Adia Victoria
Beyond the Bloodhounds
CANVASBACK/ATLANTIC
5/10
Floating through like a field recording buried in the dust of the Smokies if only it weren’t so immediate in its sharp commanding breaths, “Lonely Avenue” opens Adia Victoria’s full-length debut with a warm whisper in the ear that slyly turns into a tongue before the dirty driving Black Keys homage “Dead Eyes” barrels into the room like a wildcat. If only more of this genre-exercise of an album stood fast on the light, ethereal sound of that opener.
Which isn’t to say that Victoria fully squanders that opening shot of good will. “Mortimer’s Blues,” which comes a bit later, is a multi-part stunner: the first section is all Ronettes on a lazy Sunday until the knots of a seedy guitar line pull the tune into a confessional indie-rock corner, only to be pulled away by a bluesy Chicago groove of a coda that delivers on the song’s finger-wagging swagger. “Sea of Sand” flirts with late-era Nirvana while Victoria’s elastic vowels recall any number of the 1990s’ earnest, earthy singer-songwriters. The track works, though, building and swooning as it swings for a dark-hearted College Radio DJ and lands a fat one on the chin.

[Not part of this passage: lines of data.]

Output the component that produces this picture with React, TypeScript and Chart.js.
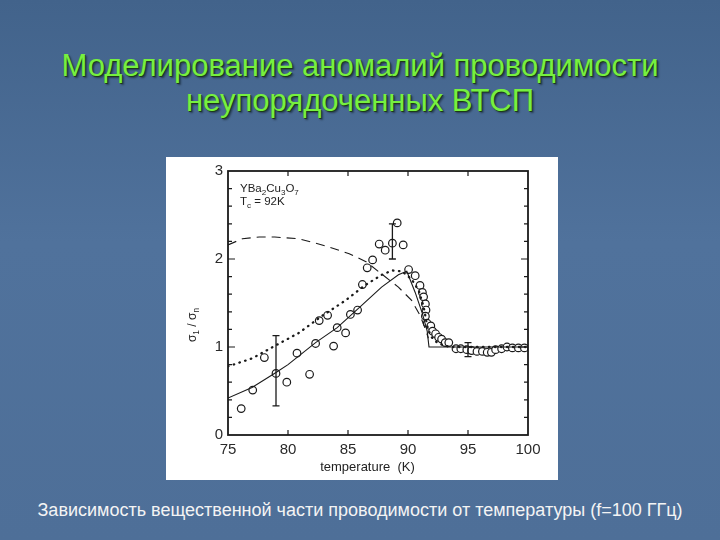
import React, { useEffect, useRef } from 'react';
import { Chart, registerables } from 'chart.js';

Chart.register(...registerables);

// measured circles
const obsT = [76.1, 77.06, 78.03, 79.0, 79.9, 80.75, 81.8, 82.3, 82.6, 83.3, 83.8, 84.1, 84.8, 85.2, 85.8, 86.2, 86.6, 87.05, 87.6, 88.1, 88.7, 89.1, 89.6, 90.05, 90.6, 91.0, 91.2, 91.3, 91.45, 91.5, 91.45, 91.6, 91.9, 92.05, 92.3, 92.55, 92.8, 93.1, 93.4, 94.0, 94.4, 94.9, 95.3, 95.75, 96.2, 96.6, 96.95, 97.3, 97.8, 98.25, 98.7, 99.2, 99.7];
const obsS = [0.30, 0.51, 0.88, 0.70, 0.60, 0.93, 0.69, 1.04, 1.30, 1.36, 1.01, 1.22, 1.16, 1.37, 1.42, 1.71, 1.90, 1.99, 2.17, 2.10, 2.18, 2.41, 2.16, 1.88, 1.81, 1.70, 1.62, 1.57, 1.49, 1.42, 1.35, 1.27, 1.24, 1.18, 1.15, 1.11, 1.09, 1.05, 1.05, 0.98, 0.98, 0.97, 0.96, 0.95, 0.95, 0.94, 0.94, 0.97, 0.98, 1.00, 0.99, 0.99, 0.99];

// solid theory curve
const solidT = [75, 77, 79, 80, 82.3, 84.1, 85.8, 87.8, 89.2, 89.9, 90.6, 91.2, 91.6, 91.75, 100];
const solidS = [0.42, 0.54, 0.71, 0.80, 1.05, 1.22, 1.43, 1.68, 1.82, 1.86, 1.62, 1.38, 1.18, 1.0, 1.0];

// dotted theory curve
const dottedT = [75, 77, 79, 80.9, 82.8, 84.8, 86.4, 87.8, 88.7, 89.5, 90.3, 90.9, 91.3, 91.6, 91.9, 92.5, 93.5, 100];
const dottedS = [0.78, 0.87, 1.02, 1.16, 1.35, 1.53, 1.70, 1.82, 1.87, 1.86, 1.77, 1.64, 1.46, 1.24, 1.12, 1.04, 1.0, 1.0];

// dashed theory curve
const dashedT = [75, 76.2, 77.6, 78.9, 80.9, 83.1, 85.1, 86.5, 87.8, 89.2, 90.3, 91.0, 91.4, 91.7];
const dashedS = [2.16, 2.23, 2.25, 2.25, 2.23, 2.15, 2.06, 1.97, 1.83, 1.68, 1.53, 1.36, 1.22, 1.10];

// error bars
const errT = [79.0, 88.7, 95.0];
const errLo = [0.33, 2.0, 0.89];
const errHi = [1.13, 2.4, 1.05];

const xMin = 75, xMax = 100, xStep = 5;
const yMin = 0, yMax = 3, yStep = 0.2;

const titleLines = ['Моделирование аномалий проводимости', 'неупорядоченных ВТСП'];
const caption = 'Зависимость вещественной части проводимости от температуры (f=100 ГГц)';
const xTitle = 'temperature  (K)';
const compound: [string, number][] = [['YBa', 0], ['2', 1], ['Cu', 0], ['3', 1], ['O', 0], ['7', 1]];
const tcLabel: [string, number][] = [['T', 0], ['c', 1], [' = 92K', 0]];
const yTitle: [string, number][] = [['σ', 0], ['1', 1], [' / ', 0], ['σ', 0], ['n', 1]];

const FONT = '"Liberation Sans", Arial, sans-serif';
const INK = '#1a1a1a';

function drawSegs(ctx: CanvasRenderingContext2D, segs: [string, number][], x: number, y: number, size: number) {
  let cx = x;
  segs.forEach(([t, sub]) => {
    const s = sub ? size * 0.7 : size;
    ctx.font = `${s}px ${FONT}`;
    ctx.fillText(t, cx, y + (sub ? size * 0.25 : 0));
    cx += ctx.measureText(t).width;
  });
  return cx - x;
}

function segWidth(ctx: CanvasRenderingContext2D, segs: [string, number][], size: number) {
  let w = 0;
  segs.forEach(([t, sub]) => {
    ctx.font = `${sub ? size * 0.7 : size}px ${FONT}`;
    w += ctx.measureText(t).width;
  });
  return w;
}

const framePlugin = {
  id: 'frame',
  afterDatasetsDraw(chart: any) {
    const { ctx, chartArea: a, scales } = chart;
    const x = scales.x, y = scales.y;
    ctx.save();
    ctx.strokeStyle = INK;
    ctx.fillStyle = INK;
    // error bars
    ctx.lineWidth = 1.3;
    errT.forEach((t, i) => {
      const px = x.getPixelForValue(t);
      const p1 = y.getPixelForValue(errLo[i]);
      const p2 = y.getPixelForValue(errHi[i]);
      ctx.beginPath();
      ctx.moveTo(px, p1); ctx.lineTo(px, p2);
      ctx.moveTo(px - 3.5, p1); ctx.lineTo(px + 3.5, p1);
      ctx.moveTo(px - 3.5, p2); ctx.lineTo(px + 3.5, p2);
      ctx.stroke();
    });
    // frame
    ctx.lineWidth = 1.8;
    ctx.strokeRect(a.left, a.top, a.right - a.left, a.bottom - a.top);
    // inward ticks
    ctx.lineWidth = 1.2;
    ctx.beginPath();
    y.ticks.forEach((t: any) => {
      const py = y.getPixelForValue(t.value);
      if (py <= a.top + 1 || py >= a.bottom - 1) return;
      const major = Math.abs(t.value - Math.round(t.value)) < 1e-6;
      const len = major ? 7 : 4;
      ctx.moveTo(a.left, py); ctx.lineTo(a.left + len, py);
      ctx.moveTo(a.right, py); ctx.lineTo(a.right - len, py);
    });
    x.ticks.forEach((t: any) => {
      const px = x.getPixelForValue(t.value);
      if (px <= a.left + 1 || px >= a.right - 1) return;
      ctx.moveTo(px, a.bottom); ctx.lineTo(px, a.bottom - 5);
      ctx.moveTo(px, a.top); ctx.lineTo(px, a.top + 5);
    });
    ctx.stroke();
    // annotation
    ctx.fillStyle = '#222';
    ctx.textBaseline = 'alphabetic';
    ctx.textAlign = 'left';
    drawSegs(ctx, compound, a.left + 12, a.top + 21, 11.5);
    drawSegs(ctx, tcLabel, a.left + 12, a.top + 34, 11.5);
    // x title
    ctx.font = `13px ${FONT}`;
    ctx.textAlign = 'center';
    ctx.fillText(xTitle, a.left + (a.right - a.left) * 0.465, a.bottom + 36);
    // y title
    ctx.save();
    const w = segWidth(ctx, yTitle, 12);
    ctx.translate(a.left - 32, (a.top + a.bottom) / 2 + 22);
    ctx.rotate(-Math.PI / 2);
    ctx.textAlign = 'left';
    drawSegs(ctx, yTitle, -w / 2, 0, 12);
    ctx.restore();
    ctx.restore();
  },
};

export default function App() {
  const ref = useRef<HTMLCanvasElement | null>(null);
  useEffect(() => {
    if (!ref.current) return;
    const pts = (xs: number[], ys: number[]) => xs.map((v, i) => ({ x: v, y: ys[i] }));
    const chart = new Chart(ref.current, {
      type: 'scatter',
      data: {
        datasets: [
          {
            data: pts(dashedT, dashedS), showLine: true, borderColor: INK, borderWidth: 1.1,
            borderDash: [9, 6], pointRadius: 0, tension: 0,
          },
          {
            data: pts(dottedT, dottedS), showLine: true, borderColor: INK, borderWidth: 2.3,
            borderDash: [0.5, 5.5], borderCapStyle: 'round', pointRadius: 0, tension: 0,
          },
          {
            data: pts(solidT, solidS), showLine: true, borderColor: INK, borderWidth: 1.1,
            pointRadius: 0, tension: 0,
          },
          {
            data: pts(obsT, obsS), showLine: false, pointStyle: 'circle', pointRadius: 3.8,
            pointBorderWidth: 1.2, pointBorderColor: INK, pointBackgroundColor: '#fff',
          },
        ] as any,
      },
      options: {
        animation: false,
        responsive: false,
        devicePixelRatio: 1,
        layout: { padding: { top: 7, right: 30, left: 0, bottom: 0 } },
        plugins: { legend: { display: false }, tooltip: { enabled: false } },
        scales: {
          x: {
            type: 'linear', min: xMin, max: xMax,
            grid: { display: false, drawTicks: false },
            border: { display: false },
            ticks: { stepSize: xStep, padding: 6, color: '#2a2a2a', font: { family: FONT, size: 15 } },
            afterFit: (s: any) => { s.height = 45; },
          },
          y: {
            type: 'linear', min: yMin, max: yMax,
            grid: { display: false, drawTicks: false },
            border: { display: false },
            ticks: {
              stepSize: yStep, padding: 5, color: '#2a2a2a', font: { family: FONT, size: 15 },
              autoSkip: false,
              callback: (v: any) => (Math.abs(v - Math.round(v)) < 1e-6 ? String(Math.round(v)) : ''),
            },
            afterFit: (s: any) => { s.width = 62; },
          },
        },
      } as any,
      plugins: [framePlugin],
    });
    return () => chart.destroy();
  }, []);

  return (
    <div style={{
      position: 'absolute', left: 0, top: 0, width: 720, height: 540, overflow: 'hidden',
      background: 'linear-gradient(180deg, #42638b 0%, #50729c 45%, #4e6f98 100%)',
      fontFamily: FONT,
    }}>
      <div style={{
        position: 'absolute', left: 0, top: 48, width: 720, textAlign: 'center',
        color: '#76f040', fontSize: 31, lineHeight: '35px',
        textShadow: '1px 1px 0 #1c3a18, 2px 2px 2px rgba(0,0,0,0.45)',
      }}>
        {titleLines.map((l, i) => <div key={i}>{l}</div>)}
      </div>
      <div style={{
        position: 'absolute', left: 166, top: 157, width: 392, height: 323, background: '#fff',
      }}>
        <canvas ref={ref} width={392} height={323} style={{ display: 'block', width: 392, height: 323 }} />
      </div>
      <div style={{
        position: 'absolute', left: 0, top: 498, width: 720, textAlign: 'center',
        color: '#f4f4f4', fontSize: 18, lineHeight: '24px',
        fontFamily: '"Liberation Sans Narrow", "Liberation Sans", Arial, sans-serif',
      }}>
        {caption}
      </div>
    </div>
  );
}
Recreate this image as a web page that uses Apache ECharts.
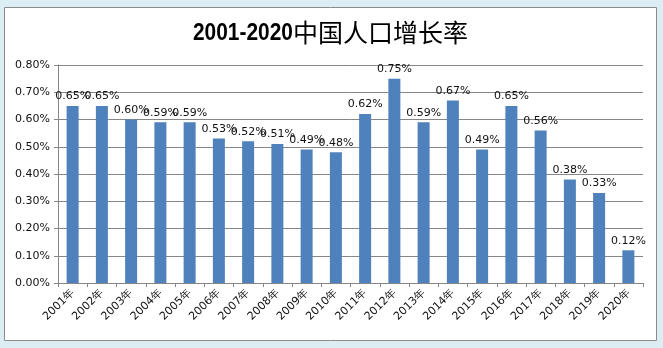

It’s not until later that Bloodhounds loses its mojo. The back half of the record offers more consistent gloom that approaches laborious levels. “Stuck in the South” relies too heavily on cliché and Victoria winds up playing the Obvious Blues, and despite lyrics like “make the neighbors drink turpentine,” “Head Rot” has little more than scuzz on its bones. You want her to break free, and she does, thankfully, with the hazy, sleepwalking closer “Mexico Blues.”
“You go your way, and I’ll go mine—it’s fine, it’s fine, it’s fine,” she sings, sounding as if she’s physically walking away. For a talent such as this, the path forward can lead pretty much wherever she wants, but for now, she might need a better map.